Why Is This Legislation Important?
This Notification is important because it provides a legally enforceable pathway for non-resident investors to receive interest and other specified payments from a Singapore-linked debt issuance without Singapore tax—but only if the transaction meets detailed conditions. For practitioners, the key takeaway is that the exemption is not automatic; it is conditional on distribution arrangements, investor identity and funding sources, and compliance documentation.

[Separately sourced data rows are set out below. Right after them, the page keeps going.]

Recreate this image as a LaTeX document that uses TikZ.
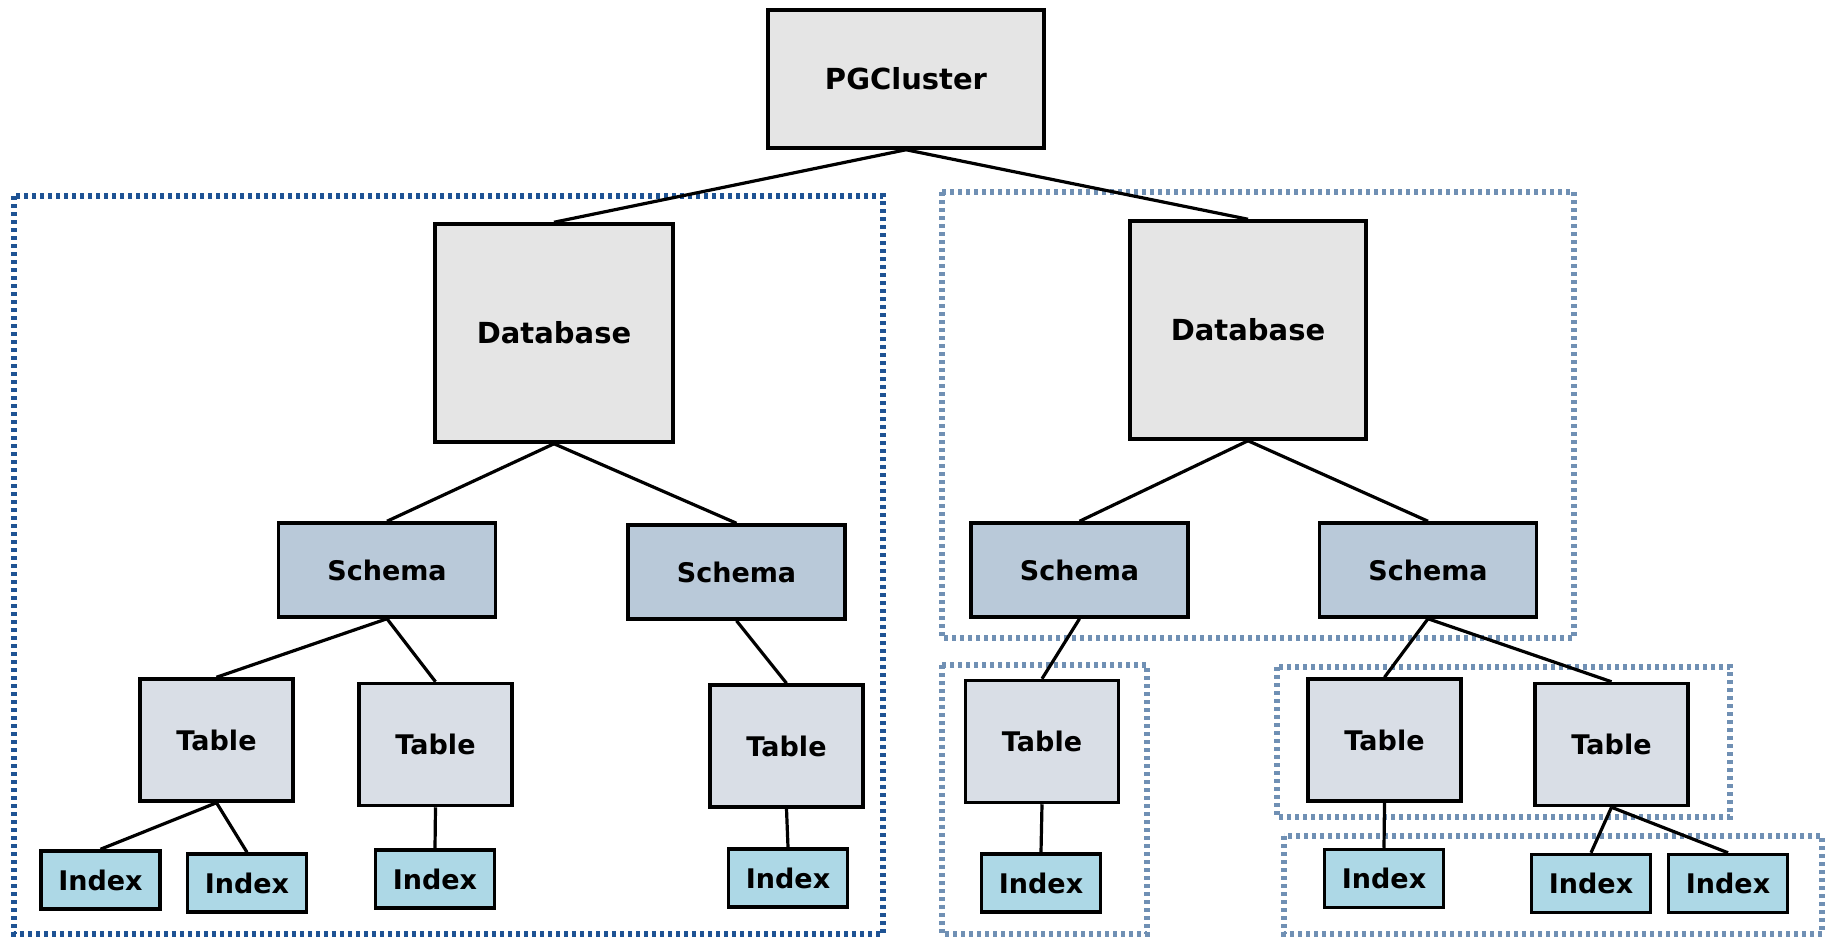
\documentclass[tikz,border=0pt]{standalone}
\usepackage{fontspec}
\setmainfont{DejaVu Sans}
\usetikzlibrary{positioning}
\definecolor{topfill}{HTML}{E5E5E5}
\definecolor{schemafill}{HTML}{B9C9D9}
\definecolor{tablefill}{HTML}{D9DEE6}
\definecolor{indexfill}{HTML}{ADD8E6}
\definecolor{darkgrp}{HTML}{1E5394}
\definecolor{lightgrp}{HTML}{7090B4}

\begin{document}
\begin{tikzpicture}[x=0.5pt,y=-0.5pt,
  box/.style={draw,line width=1.75pt,inner sep=0pt,font=\bfseries\fontsize{13.5}{16}\selectfont},
  topbox/.style={box,fill=topfill,font=\bfseries\fontsize{14.5}{18}\selectfont},
  schemabox/.style={box,fill=schemafill,minimum width=108.5pt,minimum height=47pt},
  tablebox/.style={box,fill=tablefill,minimum width=76.5pt,minimum height=61pt},
  indexbox/.style={box,fill=indexfill,minimum width=59.5pt,minimum height=29pt},
  link/.style={line width=1.6pt},
  grp/.style={draw=lightgrp,line width=2.6pt,dash pattern=on 1.8pt off 2.2pt},
  darkgroup/.style={grp,draw=darkgrp}]
\useasboundingbox (0,0) rectangle (1826,938);
% groups
\draw[darkgroup] (14,196) rectangle (883,934);
\draw[grp] (942,192) rectangle (1574,638);
\draw[grp] (942,665) rectangle (1147,934);
\draw[grp] (1277,667) rectangle (1730,817);
\draw[grp] (1284,836) rectangle (1822,934);
% nodes
\node[topbox,minimum width=138pt,minimum height=69pt] (pg) at (906,79) {PGCluster};
\node[topbox,minimum width=119pt,minimum height=109pt] (dbA) at (554,333) {Database};
\node[topbox,minimum width=118pt,minimum height=109pt] (dbB) at (1248,330) {Database};
\node[schemabox] (scA) at (387,570) {Schema};
\node[schemabox] (scB) at (736.5,572) {Schema};
\node[schemabox] (scC) at (1079.5,570) {Schema};
\node[schemabox] (scD) at (1428,570) {Schema};
\node[tablebox] (tbA) at (216.5,740) {Table};
\node[tablebox] (tbB) at (435.5,744.5) {Table};
\node[tablebox] (tbC) at (786.5,746) {Table};
\node[tablebox] (tbD) at (1042,741.5) {Table};
\node[tablebox] (tbE) at (1384.5,740) {Table};
\node[tablebox] (tbF) at (1611.5,744.5) {Table};
\node[indexbox] (ixA) at (100.5,880) {Index};
\node[indexbox] (ixB) at (247,883) {Index};
\node[indexbox] (ixC) at (435,879) {Index};
\node[indexbox] (ixD) at (788,878) {Index};
\node[indexbox] (ixE) at (1041,883) {Index};
\node[indexbox] (ixF) at (1384,878.5) {Index};
\node[indexbox] (ixG) at (1591,883.5) {Index};
\node[indexbox] (ixH) at (1728,883.5) {Index};
% links
\draw[link] (pg.south)--(dbA.north); \draw[link] (pg.south)--(dbB.north);
\draw[link] (dbA.south)--(scA.north); \draw[link] (dbA.south)--(scB.north);
\draw[link] (dbB.south)--(scC.north); \draw[link] (dbB.south)--(scD.north);
\draw[link] (scA.south)--(tbA.north); \draw[link] (scA.south)--(tbB.north);
\draw[link] (scB.south)--(tbC.north); \draw[link] (scC.south)--(tbD.north);
\draw[link] (scD.south)--(tbE.north); \draw[link] (scD.south)--(tbF.north);
\draw[link] (tbA.south)--(ixA.north); \draw[link] (tbA.south)--(ixB.north);
\draw[link] (tbB.south)--(ixC.north); \draw[link] (tbC.south)--(ixD.north);
\draw[link] (tbD.south)--(ixE.north); \draw[link] (tbE.south)--(ixF.north);
\draw[link] (tbF.south)--(ixG.north); \draw[link] (tbF.south)--(ixH.north);
\end{tikzpicture}
\end{document}
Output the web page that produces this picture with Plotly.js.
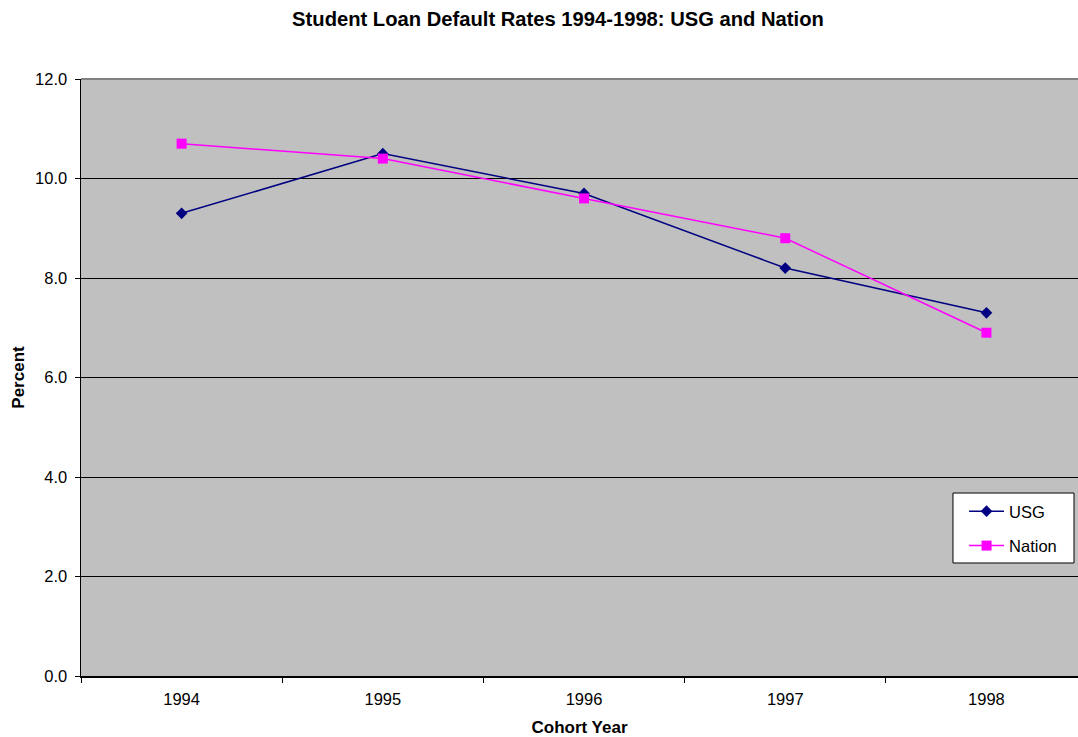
<!DOCTYPE html>
<html>
<head>
<meta charset="utf-8">
<script src="https://cdn.plot.ly/plotly-3.0.1.min.js"></script>
<style>html,body{margin:0;padding:0;background:#fff;}#chart{width:1078px;height:737px;}</style>
</head>
<body>
<div id="chart"></div>
<script>
const years = ["1994", "1995", "1996", "1997", "1998"];
const usg = [9.3, 10.5, 9.7, 8.2, 7.3];
const nation = [10.7, 10.4, 9.6, 8.8, 6.9];
const yTicks = [0, 2, 4, 6, 8, 10, 12];

const traces = [
  {
    x: years, y: usg, name: "USG", type: "scatter", mode: "lines+markers",
    legendgroup: "a",
    line: {color: "#000080", width: 1.5},
    marker: {symbol: "diamond", size: 9, color: "#000080"}
  },
  {
    x: years, y: nation, name: "Nation", type: "scatter", mode: "lines+markers",
    legendgroup: "b",
    line: {color: "#FF00FF", width: 1.5},
    marker: {symbol: "square", size: 10, color: "#FF00FF"}
  }
];

const layout = {
  width: 1078, height: 737,
  margin: {l: 81, r: 0, t: 79, b: 61},
  paper_bgcolor: "#ffffff",
  plot_bgcolor: "#C0C0C0",
  font: {family: "Arial, Liberation Sans, sans-serif", size: 16, color: "#000"},
  title: {
    text: "<b>Student Loan Default Rates 1994-1998: USG and Nation</b>",
    font: {size: 20.2}, x: 0.5176, xanchor: "center", y: 0.974, yanchor: "middle"
  },
  xaxis: {
    type: "category",
    range: [-0.5, 4.455],
    tickson: "boundaries",
    ticks: "outside", ticklen: 5, tickcolor: "#000", tickwidth: 1,
    ticklabelstandoff: 8,
    showgrid: false,
    showline: true, linecolor: "#000", linewidth: 1.5,
    zeroline: false,
    title: {text: "<b>Cohort Year</b>", font: {size: 17}, standoff: 15},
    tickfont: {size: 16.5},
    fixedrange: true
  },
  yaxis: {
    range: [0, 12],
    tickvals: yTicks,
    tickformat: ".1f",
    ticks: "outside", ticklen: 5, tickcolor: "#000", tickwidth: 1,
    ticklabelstandoff: 4,
    showgrid: true, gridcolor: "#000", gridwidth: 1,
    showline: true, linecolor: "#000", linewidth: 1.5,
    zeroline: false,
    title: {text: "<b>Percent</b>", font: {size: 17}, standoff: 6},
    tickfont: {size: 16.5},
    fixedrange: true
  },
  shapes: [
    {type: "line", xref: "paper", yref: "paper", x0: 0, x1: 1, y0: 1, y1: 1,
     line: {color: "#808080", width: 2}},
    {type: "rect", xref: "paper", yref: "paper", x0: 0.8746, x1: 0.996, y0: 0.1893, y1: 0.3065,
     fillcolor: "#ffffff", line: {color: "#000", width: 1}, layer: "above"}
  ],
  legend: {
    x: 0.8857, y: 0.305, xanchor: "left", yanchor: "top",
    bgcolor: "rgba(0,0,0,0)", borderwidth: 0,
    font: {size: 16.5}, tracegroupgap: 10, itemwidth: 35,
    traceorder: "grouped"
  },
  showlegend: true
};

Plotly.newPlot("chart", traces, layout, {displayModeBar: false, staticPlot: true});
</script>
</body>
</html>
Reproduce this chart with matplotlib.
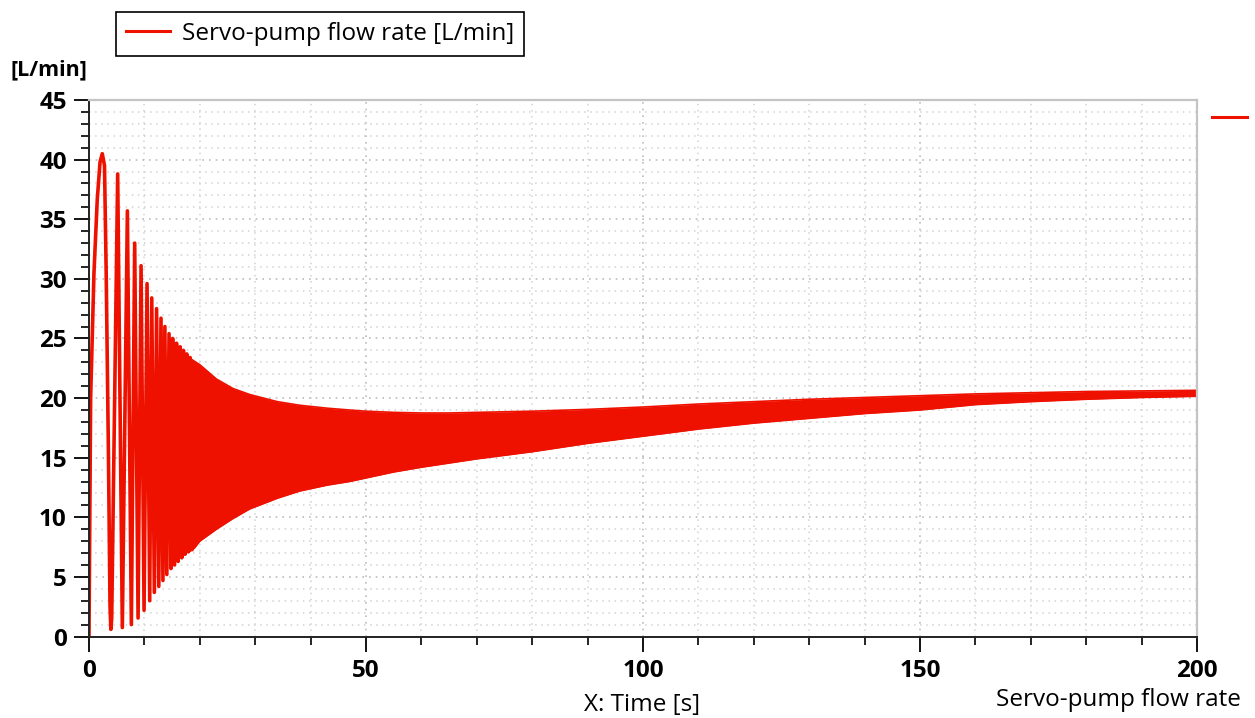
import matplotlib.pyplot as plt
from matplotlib.lines import Line2D
from matplotlib.ticker import MultipleLocator

plt.rcParams['font.family'] = ['Open Sans', 'DejaVu Sans']

# Start-up transient: individual swings of the pump flow (time [s], flow [L/min])
t_swing = [0.0, 0.3, 0.9, 1.5, 2.0, 2.4, 2.8, 3.1, 3.5, 3.8, 3.95, 4.1,
           5.18, 6.02, 6.93, 7.65, 8.25, 8.86, 9.40, 9.94, 10.48, 10.96,
           11.33, 11.8, 12.2, 12.6, 13.0, 13.35, 13.7, 14.05, 14.45, 14.8,
           15.1, 15.45, 15.8, 16.1, 16.45, 16.75, 17.05, 17.35, 17.65, 17.95,
           18.25, 18.55]
q_swing = [0.0, 20.0, 30.5, 36.7, 39.8, 40.5, 39.5, 30.7, 15.8, 2.5, 0.6, 1.5,
           38.8, 0.75, 35.7, 1.0, 33.0, 1.55, 31.1, 2.2, 29.6, 3.0,
           28.4, 3.7, 27.5, 4.2, 26.7, 4.7, 26.0, 5.2, 25.4, 5.7,
           25.0, 6.0, 24.6, 6.3, 24.3, 6.6, 24.0, 6.9, 23.7, 7.1,
           23.4, 7.3]

# Fast oscillation afterwards: upper and lower envelope of the band
t_env = [18.0, 19, 20, 23, 26, 29, 34, 38, 43, 47, 50, 55, 60, 65, 70, 80,
         90, 100, 110, 120, 130, 140, 150, 160, 170, 180, 190, 200]
q_upper = [23.4, 23.1, 22.8, 21.6, 20.8, 20.3, 19.7, 19.4, 19.15, 19.0, 18.9,
           18.8, 18.75, 18.75, 18.8, 18.9, 19.05, 19.25, 19.5, 19.7, 19.9,
           20.05, 20.2, 20.35, 20.45, 20.55, 20.6, 20.65]
q_lower = [7.1, 7.4, 8.0, 9.0, 9.9, 10.7, 11.6, 12.2, 12.7, 13.0, 13.3, 13.8,
           14.2, 14.55, 14.9, 15.5, 16.2, 16.8, 17.4, 17.9, 18.3, 18.7, 19.0,
           19.45, 19.7, 19.9, 20.05, 20.15]

red = '#ee1100'

fig = plt.figure(figsize=(12.55, 7.18), dpi=100)
ax = fig.add_axes([0.0709, 0.1135, 0.8829, 0.7472])

ax.plot(t_swing, q_swing, color=red, lw=2.6, solid_joinstyle='round')
ax.fill_between(t_env, q_lower, q_upper, color=red, lw=0)
ax.plot(t_env, q_upper, color=red, lw=1.2)
ax.plot(t_env, q_lower, color=red, lw=1.2)

ax.set_xlim(0, 200)
ax.set_ylim(0, 45)
ax.xaxis.set_major_locator(MultipleLocator(50))
ax.xaxis.set_minor_locator(MultipleLocator(10))
ax.yaxis.set_major_locator(MultipleLocator(5))
ax.yaxis.set_minor_locator(MultipleLocator(1))

ax.grid(which='minor', color='#d2d2d2', ls=(0, (1, 3)), lw=1.1)
ax.grid(which='major', color='#bcbcbc', ls=(0, (1, 3)), lw=1.2)
ax.set_axisbelow(True)

ax.tick_params(which='major', direction='out', length=11, width=1.3,
               labelsize=17.5, pad=5)
ax.tick_params(which='minor', direction='out', length=6, width=1.2)
for lab in ax.get_xticklabels() + ax.get_yticklabels():
    lab.set_fontweight('bold')

for side in ['left', 'bottom']:
    ax.spines[side].set_linewidth(1.4)
    ax.spines[side].set_color('#222222')
for side in ['top', 'right']:
    ax.spines[side].set_linewidth(1.6)
    ax.spines[side].set_color('#c4c4c4')

fig.text(0.008, 0.902, '[L/min]', fontsize=15.5, fontweight='bold', va='center')
fig.text(0.512, 0.018, 'X: Time [s]', fontsize=17.5, ha='center', va='center')
fig.text(0.989, 0.025, 'Servo-pump flow rate', fontsize=17.5, ha='right',
         va='center')

# short marker line in the right margin
fig.add_artist(Line2D([0.966, 0.994], [0.837, 0.837], color=red, lw=2.2))

leg = fig.legend([Line2D([], [], color=red, lw=2.2)],
                 ['Servo-pump flow rate [L/min]'],
                 loc='center', bbox_to_anchor=(0.255, 0.953), fontsize=17.5,
                 fancybox=False, edgecolor='black', framealpha=1,
                 handlelength=1.8, handletextpad=0.5, borderpad=0.42)
leg.get_frame().set_linewidth(1.2)

fig.savefig('out.png', dpi=100)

From an advisory perspective, the most practical issues typically arise in three areas: (1) confirming whether the noteholder is non-resident and whether it has a permanent establishment; (2) tracing the source of funds used to acquire the notes (especially where related parties or Singapore operations are involved); and (3) ensuring that the issuance and offering documents satisfy the disclosure requirement and that the issuer’s reporting to the Comptroller is completed.
Finally, the Notification illustrates Singapore’s approach to balancing investment promotion with tax integrity. The related-party and funding restrictions, together with the dealer distribution threshold, are designed to prevent the exemption from being used for purely internal group financing or for structures that effectively channel Singapore operational funds to obtain tax relief.
Related Legislation
- Income Tax Act (Chapter 134) — particularly section 13(4) (power to issue notifications) and section 13(16) (definitions cross-referenced by this Notification)
- Income Tax Act — general withholding tax and exemption framework under section 13 (context for how “specified income” exemptions operate)
Source Documents
This article provides an overview of the Income Tax (Exemption of Interest and Other Payments for Economic and Technological Development) (No. 3) Notification 2008 for legal research and educational purposes. It does not constitute legal advice. Readers should consult the official text for authoritative provisions.